De Salgado Zenha e Manuel Alegre, com quem se desentendeu por causas de diferentes eleições presidenciais, também foi claro: "Pensei que tinha ganho todos os debates [das presidenciais de 1986] menos o que tive com o Zenha, porque ele deu-me um murro no estômago, que nunca esperava de um tipo que era meu irmão." (...) "Não me sinto bem a dizer mal de um gajo de quem fui amigo durante 40 anos. Nunca mais vou ter uma relação específica com o Alegre."

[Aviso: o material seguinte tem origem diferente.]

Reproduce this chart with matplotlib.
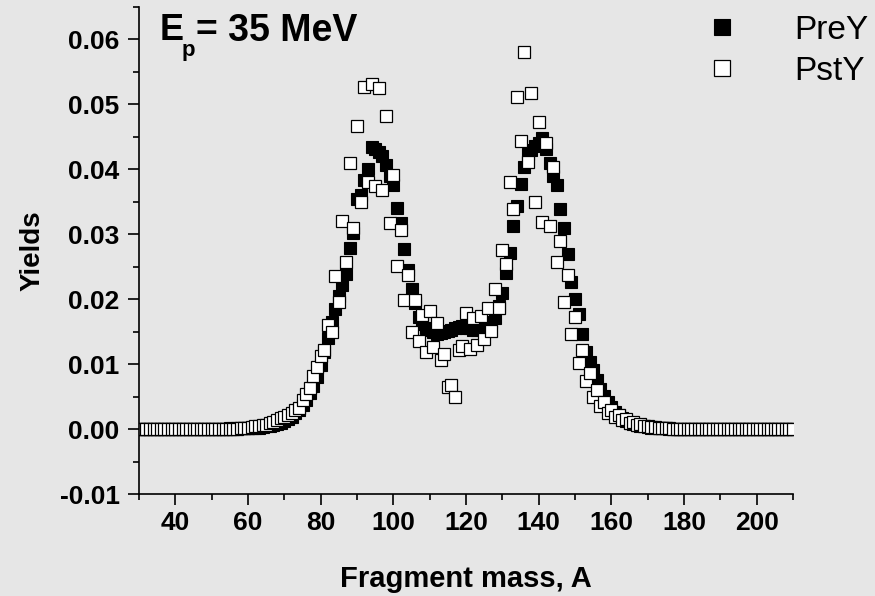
import numpy as np
import matplotlib.pyplot as plt

plt.rcParams['font.family'] = ['Liberation Sans', 'DejaVu Sans']

# fragment mass numbers
mass = np.arange(30, 211)

pre_y = [
    0.0000, 0.0000, 0.0000, 0.0000, 0.0000, 0.0000, 0.0000, 0.0000, 0.0000, 0.0000,  # 30-39
    0.0000, 0.0000, 0.0000, 0.0000, 0.0000, 0.0000, 0.0000, 0.0000, 0.0000, 0.0000,  # 40-49
    0.0000, 0.0000, 0.0000, 0.0000, 0.0000, 0.0001, 0.0001, 0.0001, 0.0001, 0.0001,  # 50-59
    0.0001, 0.0001, 0.0002, 0.0002, 0.0003, 0.0004, 0.0005, 0.0006, 0.0008, 0.0010,  # 60-69
    0.0012, 0.0015, 0.0019, 0.0024, 0.0030, 0.0037, 0.0045, 0.0055, 0.0067, 0.0080,  # 70-79
    0.0099, 0.0119, 0.0140, 0.0165, 0.0185, 0.0205, 0.0222, 0.0239, 0.0279, 0.0302,  # 80-89
    0.0355, 0.0360, 0.0384, 0.0400, 0.0435, 0.0432, 0.0427, 0.0421, 0.0407, 0.0390,  # 90-99
    0.0376, 0.0341, 0.0317, 0.0277, 0.0245, 0.0215, 0.0194, 0.0173, 0.0162, 0.0156,  # 100-109
    0.0152, 0.0149, 0.0147, 0.0148, 0.0150, 0.0151, 0.0153, 0.0156, 0.0157, 0.0158,  # 110-119
    0.0156, 0.0155, 0.0153, 0.0152, 0.0154, 0.0156, 0.0160, 0.0165, 0.0171, 0.0190,  # 120-129
    0.0209, 0.0240, 0.0271, 0.0313, 0.0344, 0.0377, 0.0404, 0.0423, 0.0430, 0.0436,  # 130-139
    0.0440, 0.0448, 0.0432, 0.0410, 0.0390, 0.0376, 0.0339, 0.0309, 0.0270, 0.0227,  # 140-149
    0.0200, 0.0177, 0.0146, 0.0119, 0.0104, 0.0091, 0.0075, 0.0062, 0.0051, 0.0042,  # 150-159
    0.0034, 0.0027, 0.0022, 0.0017, 0.0013, 0.0010, 0.0008, 0.0006, 0.0005, 0.0004,  # 160-169
    0.0003, 0.0002, 0.0002, 0.0001, 0.0001, 0.0001, 0.0000, 0.0000, 0.0000, 0.0000,  # 170-179
    0.0000, 0.0000, 0.0000, 0.0000, 0.0000, 0.0000, 0.0000, 0.0000, 0.0000, 0.0000,  # 180-189
    0.0000, 0.0000, 0.0000, 0.0000, 0.0000, 0.0000, 0.0000, 0.0000, 0.0000, 0.0000,  # 190-199
    0.0000, 0.0000, 0.0000, 0.0000, 0.0000, 0.0000, 0.0000, 0.0000, 0.0000, 0.0000,  # 200-209
    0.0000,                                                                          # 210
]

pst_y = [
    0.0000, 0.0000, 0.0000, 0.0000, 0.0000, 0.0000, 0.0000, 0.0000, 0.0000, 0.0000,  # 30-39
    0.0000, 0.0000, 0.0000, 0.0000, 0.0000, 0.0000, 0.0000, 0.0000, 0.0000, 0.0000,  # 40-49
    0.0000, 0.0000, 0.0000, 0.0000, 0.0000, 0.0000, 0.0000, 0.0000, 0.0001, 0.0001,  # 50-59
    0.0002, 0.0003, 0.0004, 0.0005, 0.0006, 0.0007, 0.0009, 0.0011, 0.0014, 0.0017,  # 60-69
    0.0019, 0.0022, 0.0024, 0.0029, 0.0032, 0.0045, 0.0054, 0.0064, 0.0081, 0.0095,  # 70-79
    0.0112, 0.0122, 0.0160, 0.0150, 0.0236, 0.0195, 0.0320, 0.0257, 0.0409, 0.0309,  # 80-89
    0.0466, 0.0349, 0.0527, 0.0381, 0.0532, 0.0374, 0.0525, 0.0368, 0.0482, 0.0317,  # 90-99
    0.0392, 0.0251, 0.0307, 0.0198, 0.0237, 0.0150, 0.0198, 0.0135, 0.0175, 0.0119,  # 100-109
    0.0182, 0.0126, 0.0163, 0.0106, 0.0115, 0.0065, 0.0068, 0.0050, 0.0122, 0.0128,  # 110-119
    0.0179, 0.0123, 0.0171, 0.0129, 0.0174, 0.0138, 0.0186, 0.0151, 0.0215, 0.0186,  # 120-129
    0.0275, 0.0254, 0.0381, 0.0339, 0.0512, 0.0443, 0.0581, 0.0412, 0.0517, 0.0350,  # 130-139
    0.0473, 0.0319, 0.0441, 0.0312, 0.0404, 0.0257, 0.0290, 0.0196, 0.0237, 0.0146,  # 140-149
    0.0173, 0.0101, 0.0121, 0.0074, 0.0087, 0.0050, 0.0060, 0.0035, 0.0042, 0.0025,  # 150-159
    0.0030, 0.0019, 0.0022, 0.0014, 0.0016, 0.0010, 0.0011, 0.0007, 0.0008, 0.0005,  # 160-169
    0.0005, 0.0003, 0.0003, 0.0002, 0.0002, 0.0001, 0.0001, 0.0000, 0.0000, 0.0000,  # 170-179
    0.0000, 0.0000, 0.0000, 0.0000, 0.0000, 0.0000, 0.0000, 0.0000, 0.0000, 0.0000,  # 180-189
    0.0000, 0.0000, 0.0000, 0.0000, 0.0000, 0.0000, 0.0000, 0.0000, 0.0000, 0.0000,  # 190-199
    0.0000, 0.0000, 0.0000, 0.0000, 0.0000, 0.0000, 0.0000, 0.0000, 0.0000, 0.0000,  # 200-209
    0.0000,                                                                          # 210
]

bg = '#e6e6e6'
W, H = 875, 596
fig = plt.figure(figsize=(8.75, 5.96), dpi=100, facecolor=bg)
ax = fig.add_axes([139 / W, 1 - 494 / H, 654 / W, 487 / H], facecolor=bg)

ax.plot(mass, pre_y, 's', color='black', ms=8.5, mew=0.8, mec='black', label='PreY')
ax.plot(mass, pst_y, 's', color='black', mfc='white', ms=8.5, mew=0.9, mec='black', label='PstY')

ax.set_xlim(30, 210)
ax.set_ylim(-0.01, 0.065)
ax.set_xticks(np.arange(40, 201, 20))
ax.set_xticks(np.arange(30, 211, 10), minor=True)
ax.set_yticks(np.arange(-0.01, 0.061, 0.01))
ax.set_yticks(np.arange(-0.01, 0.066, 0.005), minor=True)
ax.set_yticklabels(['-0.01', '0.00', '0.01', '0.02', '0.03', '0.04', '0.05', '0.06'])

for s in ['top', 'right']:
    ax.spines[s].set_visible(False)
for s in ['left', 'bottom']:
    ax.spines[s].set_linewidth(1.2)

ax.tick_params(which='major', direction='out', length=8, width=1.2, labelsize=19)
ax.tick_params(axis='x', which='major', pad=4)
ax.tick_params(axis='y', which='major', pad=6)
ax.tick_params(which='minor', direction='out', length=4, width=1.2)
for lab in ax.get_xticklabels() + ax.get_yticklabels():
    lab.set_fontweight('bold')

ax.set_xlabel('Fragment mass, A', fontsize=21, fontweight='bold', labelpad=22)
ax.set_ylabel('Yields', fontsize=20, fontweight='bold', labelpad=10)

# E_p label, subscript placed by hand
fig.text(160 / W, 1 - 13 / H, 'E', fontsize=26, fontweight='bold', va='top', ha='left')
fig.text(182 / W, 1 - 40 / H, 'p', fontsize=16, fontweight='bold', va='top', ha='left')
fig.text(196 / W, 1 - 13 / H, '= 35 MeV', fontsize=27, fontweight='bold', va='top', ha='left')

fig.legend(loc='upper left', bbox_to_anchor=(0.772, 1.025), frameon=False,
           fontsize=24, handlelength=1.0, handletextpad=1.65, labelspacing=0.3,
           markerscale=1.3)

fig.savefig('out.png', dpi=100, facecolor=bg)
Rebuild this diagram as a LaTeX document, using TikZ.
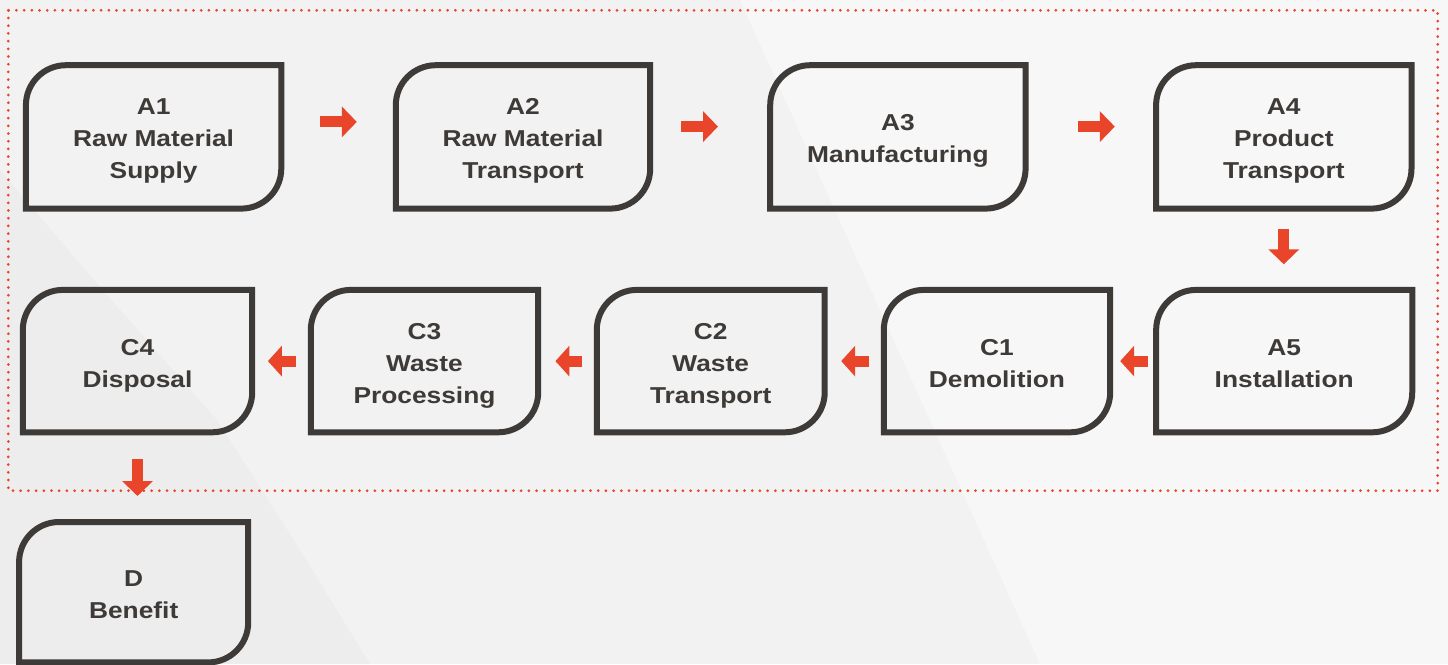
\documentclass[tikz,border=0pt]{standalone}
\usepackage{fontspec}
\setmainfont{Liberation Sans}[FakeStretch=1.145]
\usetikzlibrary{arrows.meta}

\definecolor{ink}{HTML}{3E3A37}
\definecolor{flowred}{HTML}{E9452A}
\definecolor{bgbase}{HTML}{F2F2F2}
\definecolor{bglight}{HTML}{F7F7F7}
\definecolor{bgdark}{HTML}{EDEDED}

\tikzset{
  stage/.style={draw=none, inner sep=0pt, text=ink,
    font=\fontsize{23pt}{32pt}\selectfont\bfseries, align=center,
    text depth=0pt},
  twoline/.style={text height=52pt},
  threeline/.style={text height=84pt},
  frame/.style={draw=ink, line width=6pt, line join=miter},
  flow/.style={draw=flowred, line width=11pt,
    -{Triangle[width=30pt,length=15pt]}},
  backflow/.style={draw=flowred, line width=11pt,
    -{Triangle[width=30pt,length=14pt]}},
  dotframe/.style={draw=flowred, line width=3pt, line cap=round,
    dash pattern=on 0pt off 7.7pt}
}

% outline with rounded top-left and bottom-right corners
\newcommand\stageframe[1]{%
  \draw[frame] (#1.south west) -- ([yshift=-40pt]#1.north west)
    arc[start angle=180, end angle=90, radius=40pt]
    -- (#1.north east) -- ([yshift=40pt]#1.south east)
    arc[start angle=0, end angle=-90, radius=40pt] -- cycle;}

\begin{document}
\begin{tikzpicture}[x=1pt, y=-1pt]
  \useasboundingbox (0,0) rectangle (1448,664);

  % background shading
  \fill[bgbase] (0,0) rectangle (1448,664);
  \fill[bglight] (740,0) -- (1448,0) -- (1448,664) -- (1040,664) -- cycle;
  \fill[bgdark] (0,170) -- (85,270) -- (217,420) -- (300,550) -- (370,664) -- (0,664) -- cycle;

  % system boundary
  \draw[dotframe] (8.3,10.3) rectangle (1437.7,490.7);

  % top row
  \node[stage, threeline, minimum width=255pt, minimum height=143pt] (a1) at (153.6,136.9) {A1\\Raw Material\\Supply};
  \node[stage, threeline, minimum width=254pt, minimum height=143pt] (a2) at (523,136.9) {A2\\Raw Material\\Transport};
  \node[stage, twoline,   minimum width=255pt, minimum height=143pt] (a3) at (897.9,136.9) {A3\\Manufacturing};
  \node[stage, threeline, minimum width=255pt, minimum height=143pt] (a4) at (1283.8,136.9) {A4\\Product\\Transport};

  % second row
  \node[stage, twoline,   minimum width=255.7pt, minimum height=142pt] (a5) at (1284.2,361.1) {A5\\Installation};
  \node[stage, twoline,   minimum width=226pt,   minimum height=142pt] (c1) at (997,361.1) {C1\\Demolition};
  \node[stage, threeline, minimum width=227.5pt, minimum height=142pt] (c2) at (710.75,361.1) {C2\\Waste\\Transport};
  \node[stage, threeline, minimum width=227pt,   minimum height=142pt] (c3) at (424.5,361.1) {C3\\Waste\\Processing};
  \node[stage, twoline,   minimum width=229pt,   minimum height=142pt] (c4) at (137.5,361.1) {C4\\Disposal};

  % beyond the boundary
  \node[stage, twoline, minimum width=228.7pt, minimum height=140pt] (d) at (133.65,592.2) {D\\Benefit};

  \foreach \n in {a1,a2,a3,a4,a5,c1,c2,c3,c4,d} {\stageframe{\n}}

  % flow arrows
  \draw[flow] ([shift={(39pt,15pt)}]a1.east) -- ([shift={(-39pt,15pt)}]a2.west);
  \draw[flow] ([shift={(31pt,10.3pt)}]a2.east) -- ([shift={(-52.2pt,10.3pt)}]a3.west);
  \draw[flow] ([shift={(52.4pt,10.3pt)}]a3.east) -- ([shift={(-41.3pt,10.3pt)}]a4.west);
  \draw[flow] ([yshift=-20pt]a4.south) -- ++(0,35.7);
  \draw[backflow] ([xshift=-8pt]a5.west) -- ([xshift=10pt]c1.east);
  \draw[backflow] ([xshift=-15pt]c1.west) -- ([xshift=16.5pt]c2.east);
  \draw[backflow] ([xshift=-14.7pt]c2.west) -- ([xshift=17.2pt]c3.east);
  \draw[backflow] ([xshift=-15pt]c3.west) -- ([xshift=15.7pt]c4.east);
  \draw[flow] ([yshift=-26.7pt]c4.south) -- ++(0,37);
\end{tikzpicture}
\end{document}
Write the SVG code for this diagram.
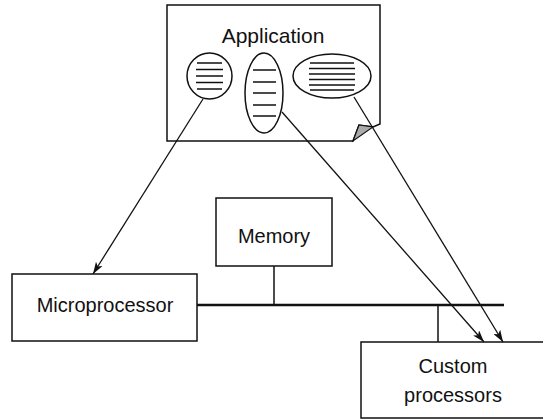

Joaquim Vieira lembrou, mais tarde, a "ideia maçadora" de Soares conviver com a morte: "Faz-me contar aquela história que se contava do Roberto Marinho, da TV Globo, que nunca dizia ‘quando eu morrer façam isto'; ele dizia ‘se eu morrer façam isto'. Com o Soares é um bocado a mesma coisa. Ele acredita que ainda tem um papel a desempenhar, uma missão cívica. Aos 88 anos já não estará a pensar candidatar-se a nada, mas será fazer coisas como a que fez o ano passado, em que encabeçou aquele abaixo-assinado que pedia a demissão do Governo."
Mas, no fundo, Soares chegou à política, viu e venceu. Criou amigos e inimigos. Mas nunca deixou de ser frontal e distinto. Poderia ter sido outra coisa, mas não foi. Como disse Isabel Soares a Anabela Mota Ribeiro: "Falhar seria não ter lutado por aquilo que lutou, não ter conseguido aquilo que conseguiu para o país, para o Partido Socialista. Ele está de bem com a vida por causa disso. Tem mágoa por não ter escrito mais. De não ter feito o romance que gostaria de ter feito. Gostaria de ter sido jornalista e escritor". Foi político. Até ao último dia.